Alexis Smith has been a major artist since her first mixed-media text-and-image collages of the 1970s. No one does assemblage better than she.
A beautifully installed survey at Parrasch Heijnen Gallery tracks the arc of Smith’s career in just 11 smartly selected works.
From 1977, Labyrinth lays out many salient aspects of her approach. The work is simplicity itself — a printed book-illustration pasted onto paper and captioned with a snippet of text, all set within in a shaped frame. Frames are important to all of Smith’s work, which itself is dedicated to reframing established points of view.
This one is shaped like a Monopoly house, similar to Joel Shapiro’s little cast-iron house sculptures from the same period. Those set aside Minimalist art’s obsession with nonfigurative abstraction.

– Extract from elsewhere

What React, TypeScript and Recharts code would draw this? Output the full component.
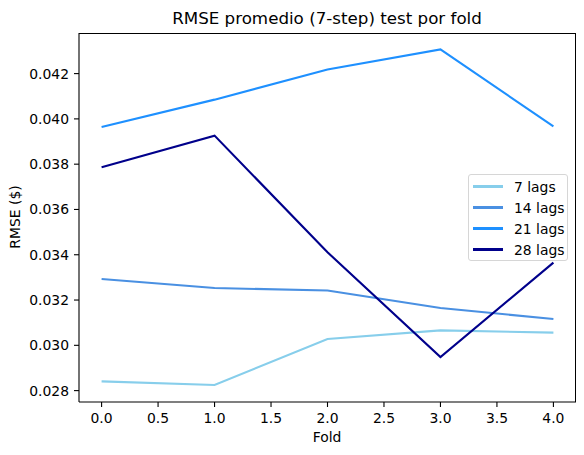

Rather different houses collide within Smith’s homey frame. Sebastien le Clerc’s intricate 1677 plan for an elaborate garden labyrinth at the royal Palace of Versailles outside Paris meets an 1872 fragment of Walt Whitman’s democratic poetry: “The paths to the house I seek to make / But leave to those to come to the house itself.”
In Smith’s image-and-text pieces, art is proposed as a playful and meandering refuge, an exclusively aristocratic European legacy evolved to a self-directed, inclusive American model.
Given the domestic focus on the home, the work also resonates with a shrewdly feminist undercurrent. It turns up repeatedly in the show, not least in Medium Message, a large wall mural from 2013.
Medium Message inserts a lavishly decorated, heart-shaped candy box, notably upside-down, and a child’s battered drum set into a gray text painted on the wall. The objects take the place of words: “The [candy box] is the [drum set].”
Our topsy-turvy adult interactions are given form that is interchangeable with long-ago childhood disturbance. Smith’s poetics of unanticipated consequences — a Marshall McLuhan-like observation about mediums and messages — are the fundamental stuff of art.